Malgrado fosse stato allontanato dalla sua padrona perchè in Italia è vietata la
detenzione di questo bellissimo ed originale animale,torna a casa il
Caracat, incrocio tra Caracal (ovvero la ‘lince del deserto’) e
gatto europeo, sequestrato la scorsa settimana per via della sua
presunta pericolosità in un appartamento di Milano e ora in
gabbia in una clinica veterinaria. Il procuratore aggiunto
Tiziana Siciliano ha firmato un decreto con cui dispone il suo
affidamento in custodia giudiziale presso la proprietaria poiché
l’attuale collocazione “pare provocare un grave stato di
sofferenza nell’animale”.
Il provvedimento del procuratore aggiunto verrà eseguito
domani mattina dai carabinieri del nucleo forestale di Milano, i
quali riconsegneranno in custodia il Caracat alla sua padrona,
A.K., una bulgara di 36 anni rintracciata dopo essere stata
avvistata, nel novembre scorso, ai giardini Montanelli di Milano
con l’esemplare al guinzaglio. In quella occasione qualcuno
aveva scattato una foto che poi era finita sui social. La donna
ora è indagata per detenzione di animali pericolosi per
l’incolumità pubblica.
Nel decreto di oggi, firmato nel tardo pomeriggio, si spiega
anche che sono state date rassicurazioni sulla “docilità
dell’animale” dai veterinari della clinica dove è stato portato
in seguito al sequestro e dove, dopo essere finito in gabbia,
avrebbe cominciato a rifiutare il cibo. Non così in casa, dove è
sempre stato libero.
Questa sorta di lince selvatica (originaria di Asia, Africa e
Medio Oriente) è nata in Belgio ed è stata acquistata in
Repubblica Ceca nel maggio scorso per 10 mila euro. In Bulgaria,
paese d’origine della proprietaria, la detenzione dell’animale
non è vietata dalla legge ma in Italia, con l’introduzione della
cosiddetta legge Cites nel 1996, è vietato il possesso.

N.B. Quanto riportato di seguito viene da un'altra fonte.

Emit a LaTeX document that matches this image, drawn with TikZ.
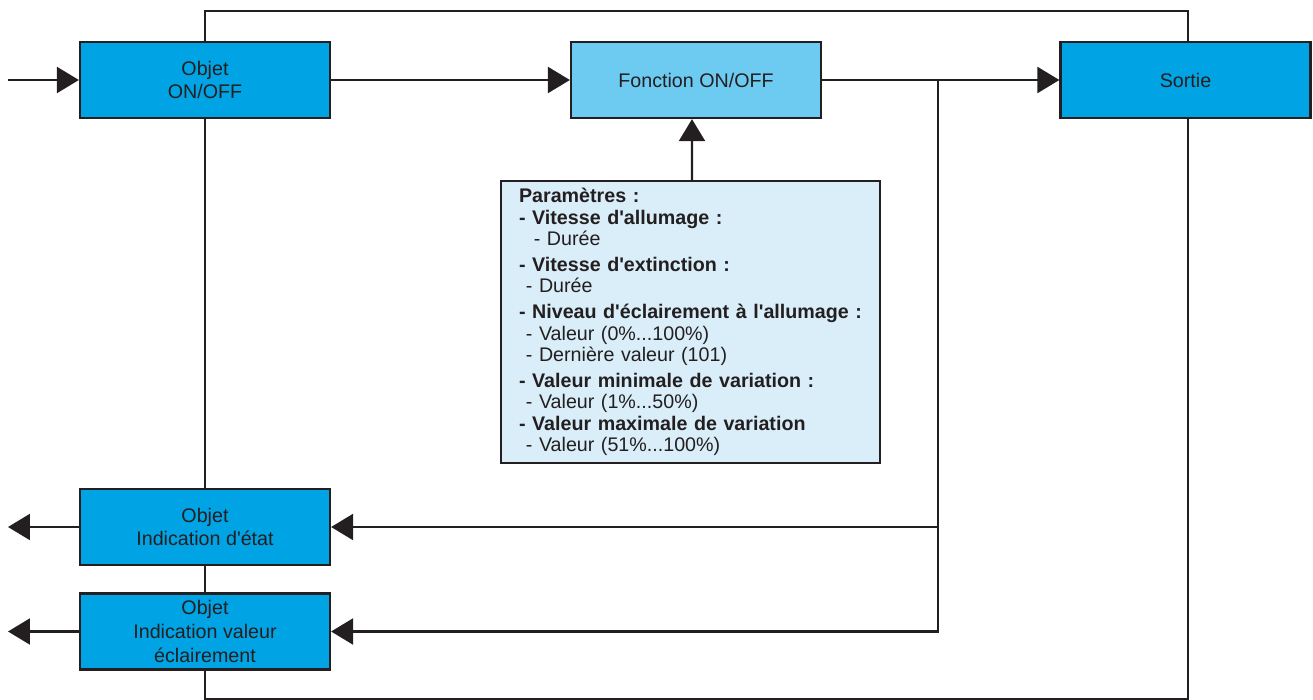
\documentclass[tikz,border=0pt]{standalone}
\usepackage{fontspec}
\setmainfont{Liberation Sans}[Ligatures=TeXOff]
\usetikzlibrary{arrows.meta}
\definecolor{inkline}{HTML}{231F20}
\definecolor{objblue}{HTML}{00A3E4}
\definecolor{fctblue}{HTML}{6DCBF2}
\definecolor{parblue}{HTML}{D9EEF9}
\tikzset{
  objbox/.style={draw=inkline,line width=1.3pt,fill=objblue,minimum width=5cm,minimum height=1.52cm,
    align=center,text=inkline,font=\fontsize{11.2}{13.6}\selectfont},
  fctbox/.style={objbox,fill=fctblue},
  parbox/.style={draw=inkline,line width=1.3pt,fill=parblue,minimum width=7.58cm,minimum height=5.64cm,
    align=left,text=inkline,font=\fontsize{11.2}{12.2}\selectfont,text width=6.86cm,inner xsep=0.36cm},
  flow/.style={inkline,line width=1.3pt,-{Triangle[length=0.44cm,width=0.52cm]}},
  wire/.style={inkline,line width=1.3pt}
}
\begin{document}
\begin{tikzpicture}[x=0.02cm,y=-0.02cm]
  \useasboundingbox (0,0) rectangle (1313,700);
  % boxes
  \node (objonoff) at (205,80) [objbox] {Objet\\ON/OFF};
  \node (fonction) at (696,80) [fctbox] {Fonction ON/OFF};
  \node (sortie) at (1185.5,80) [objbox] {Sortie};
  \node (objetat) at (205,527) [objbox] {Objet\\Indication d'état};
  \node (objval) at (205,631.5) [objbox] {Objet\\Indication valeur\\éclairement};
  \node (param) at (690.5,322) [parbox] {%
    \textbf{Paramètres :}\\
    \textbf{- Vitesse d'allumage :}\\
    \hspace*{0.75em}- Durée\\[2.5pt]
    \textbf{- Vitesse d'extinction :}\\
    \hspace*{0.35em}- Durée\\[2.5pt]
    \textbf{- Niveau d'éclairement à l'allumage :}\\
    \hspace*{0.35em}- Valeur (0\%...100\%)\\
    \hspace*{0.35em}- Dernière valeur (101)\\[2.5pt]
    \textbf{- Valeur minimale de variation :}\\
    \hspace*{0.35em}- Valeur (1\%...50\%)\\
    \textbf{- Valeur maximale de variation}\\
    \hspace*{0.35em}- Valeur (51\%...100\%)};
  \coordinate (entree) at (8,80);
  \coordinate (split) at (938,80);
  \coordinate (sortieetat) at (8,527);
  \coordinate (sortieval) at (8,631.5);
  % loop round the boxes
  \draw[wire] (objonoff.north) -- ++(0,-30) -| ([xshift=0.05cm]sortie.north);
  \draw[wire] ([xshift=0.05cm]sortie.south) -- ++(0,580) -| (objval.south);
  \draw[wire] (objonoff.south) -- (objetat.north);
  \draw[wire] (objetat.south) -- (objval.north);
  % signal flow
  \draw[flow] (entree) -- (objonoff.west);
  \draw[flow] (objonoff.east) -- (fonction.west);
  \draw[flow] (fonction.east) -- (sortie.west);
  \draw[flow] (param.north -| fonction.south) ++(-4,0) -- ([xshift=-0.08cm]fonction.south);
  \draw[flow] (split) |- (objetat.east);
  \draw[flow] (split) |- (objval.east);
  \draw[flow] (objetat.west) -- (sortieetat);
  \draw[flow] (objval.west) -- (sortieval);
\end{tikzpicture}
\end{document}
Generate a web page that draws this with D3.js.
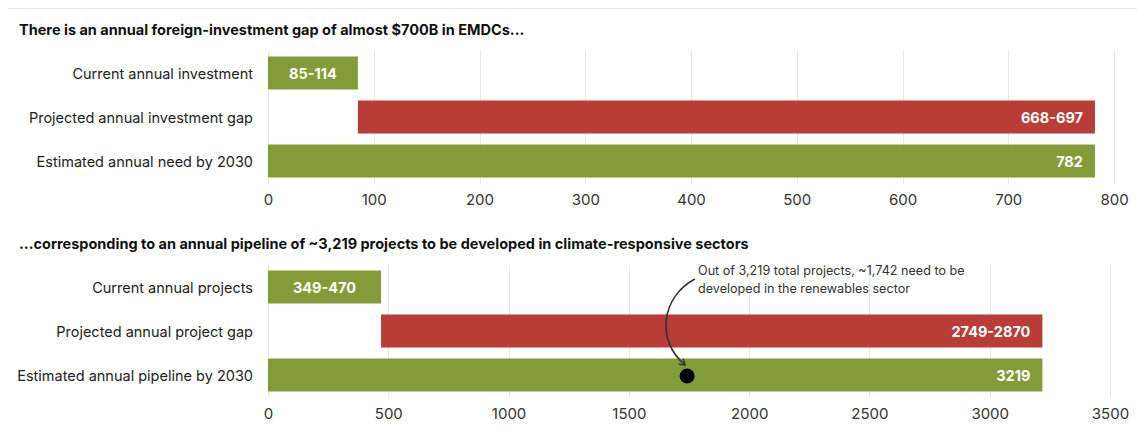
<!DOCTYPE html>
<html>
<head>
<meta charset="utf-8">
<script src="https://cdn.jsdelivr.net/npm/d3@7"></script>
<style>
  html, body { margin: 0; padding: 0; background: #fff; }
  svg { display: block; font-family: Inter, "Noto Sans", sans-serif; }
</style>
</head>
<body>
<svg id="chart" width="1137" height="430"></svg>
<script>
// Panel 1: annual foreign investment (billions USD)
const investCategories = ["Current annual investment", "Projected annual investment gap", "Estimated annual need by 2030"];
const investStart = [0, 85, 0];
const investEnd = [85, 782, 782];
const investLabels = ["85-114", "668-697", "782"];
const investTicks = [0, 100, 200, 300, 400, 500, 600, 700, 800];

// Panel 2: annual project pipeline (number of projects)
const projectCategories = ["Current annual projects", "Projected annual project gap", "Estimated annual pipeline by 2030"];
const projectStart = [0, 470, 0];
const projectEnd = [470, 3219, 3219];
const projectLabels = ["349-470", "2749-2870", "3219"];
const projectTicks = [0, 500, 1000, 1500, 2000, 2500, 3000, 3500];

// Renewables callout
const renewablesValue = 1742;
const calloutLines = ["Out of 3,219 total projects, ~1,742 need to be", "developed in the renewables sector"];

const kinds = ["current", "gap", "need"];
const colors = { current: "#849c38", gap: "#b93c37", need: "#849c38" };

const svg = d3.select("#chart");

// thin rule across the top
svg.append("line")
  .attr("x1", 8).attr("x2", 1137).attr("y1", 8.5).attr("y2", 8.5)
  .attr("stroke", "#e6e6e6").attr("stroke-width", 1);

function panel(cfg) {
  const g = svg.append("g");
  const x = d3.scaleLinear().domain([cfg.ticks[0], cfg.ticks[cfg.ticks.length - 1]]).range([268, cfg.xMax]);
  const y = d3.scaleBand().domain(cfg.categories).range([cfg.top, cfg.top + 121]).paddingInner(0.25).paddingOuter(0);

  g.append("text")
    .attr("x", 19).attr("y", cfg.titleY)
    .attr("font-size", 14.5).attr("font-weight", 700).attr("fill", "#111")
    .attr("dominant-baseline", "middle")
    .text(cfg.title);

  // vertical gridlines
  g.append("g").selectAll("line").data(cfg.ticks).join("line")
    .attr("x1", d => Math.round(x(d)) + 0.5).attr("x2", d => Math.round(x(d)) + 0.5)
    .attr("y1", cfg.gridTop).attr("y2", cfg.gridBottom)
    .attr("stroke", "#e8e8e8").attr("stroke-width", 1);

  // bottom axis (labels only)
  const axis = g.append("g")
    .attr("transform", `translate(0,${cfg.gridBottom})`)
    .call(d3.axisBottom(x).tickValues(cfg.ticks).tickSize(0).tickPadding(10).tickFormat(d3.format("d")));
  axis.select(".domain").remove();
  axis.selectAll("text").attr("font-size", 15).attr("fill", "#333").attr("font-family", "Inter, sans-serif");

  const rows = cfg.categories.map((c, i) => ({ c, s: cfg.start[i], e: cfg.end[i], label: cfg.labels[i], kind: kinds[i] }));

  // category labels
  g.append("g").selectAll("text").data(rows).join("text")
    .attr("x", 253).attr("y", d => y(d.c) + y.bandwidth() / 2)
    .attr("text-anchor", "end").attr("dominant-baseline", "central")
    .attr("font-size", 14.5).attr("fill", "#222")
    .text(d => d.c);

  // bars
  g.append("g").selectAll("rect").data(rows).join("rect")
    .attr("x", d => x(d.s)).attr("y", d => y(d.c))
    .attr("width", d => x(d.e) - x(d.s)).attr("height", y.bandwidth())
    .attr("fill", d => colors[d.kind]);

  // value labels
  g.append("g").selectAll("text").data(rows).join("text")
    .attr("x", d => d.kind === "current" ? (x(d.s) + x(d.e)) / 2 : x(d.e) - 12)
    .attr("y", d => y(d.c) + y.bandwidth() / 2)
    .attr("text-anchor", d => d.kind === "current" ? "middle" : "end")
    .attr("dominant-baseline", "central")
    .attr("font-size", 14.5).attr("font-weight", 700).attr("fill", "#fff")
    .text(d => d.label);

  return { x, y, g };
}

panel({
  title: "There is an annual foreign-investment gap of almost $700B in EMDCs...",
  titleY: 31, top: 56.5, gridTop: 50, gridBottom: 184, xMax: 1114,
  categories: investCategories, start: investStart, end: investEnd, labels: investLabels, ticks: investTicks
});

const p2 = panel({
  title: "...corresponding to an annual pipeline of ~3,219 projects to be developed in climate-responsive sectors",
  titleY: 245, top: 270.5, gridTop: 265, gridBottom: 398, xMax: 1110,
  categories: projectCategories, start: projectStart, end: projectEnd, labels: projectLabels, ticks: projectTicks
});

// renewables marker on the pipeline bar
const dotX = p2.x(renewablesValue);
const dotY = p2.y(projectCategories[2]) + p2.y.bandwidth() / 2 + 1;
p2.g.append("circle").attr("cx", dotX).attr("cy", dotY).attr("r", 7.5).attr("fill", "#000");

// callout text
p2.g.append("g").selectAll("text").data(calloutLines).join("text")
  .attr("x", 698).attr("y", (d, i) => 270 + i * 18)
  .attr("dominant-baseline", "central")
  .attr("font-size", 12.6).attr("fill", "#333")
  .text(d => d);

// curved arrow from the callout down to the marker
const defs = svg.append("defs");
defs.append("marker")
  .attr("id", "arrowhead").attr("viewBox", "0 0 10 10")
  .attr("refX", 7).attr("refY", 5).attr("markerWidth", 9).attr("markerHeight", 9)
  .attr("markerUnits", "userSpaceOnUse").attr("orient", "auto")
  .append("path").attr("d", "M1,1 L7,5 L1,9").attr("fill", "none").attr("stroke", "#333").attr("stroke-width", 1.6);

const path = d3.path();
path.moveTo(695, 279);
path.bezierCurveTo(662, 296, 655, 340, dotX - 2, dotY - 11);
p2.g.append("path").attr("d", path.toString())
  .attr("fill", "none").attr("stroke", "#333").attr("stroke-width", 1.6)
  .attr("marker-end", "url(#arrowhead)");
</script>
</body>
</html>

La donna, tramite i suoi legali, ha presentato una istanza
per ottenere il dissequestro del Caracat. Dissequestro che non è
stato concesso. Il provvedimento dispone, infatti, la custodia
giudiziale in base all’articolo 259 del codice di procedura
penale.
La 36enne aveva anche lanciato un appello attraverso delle
interviste rilasciate ai giornali: “Processatemi – aveva detto –
ma non fatelo soffrire, non fatelo morire”.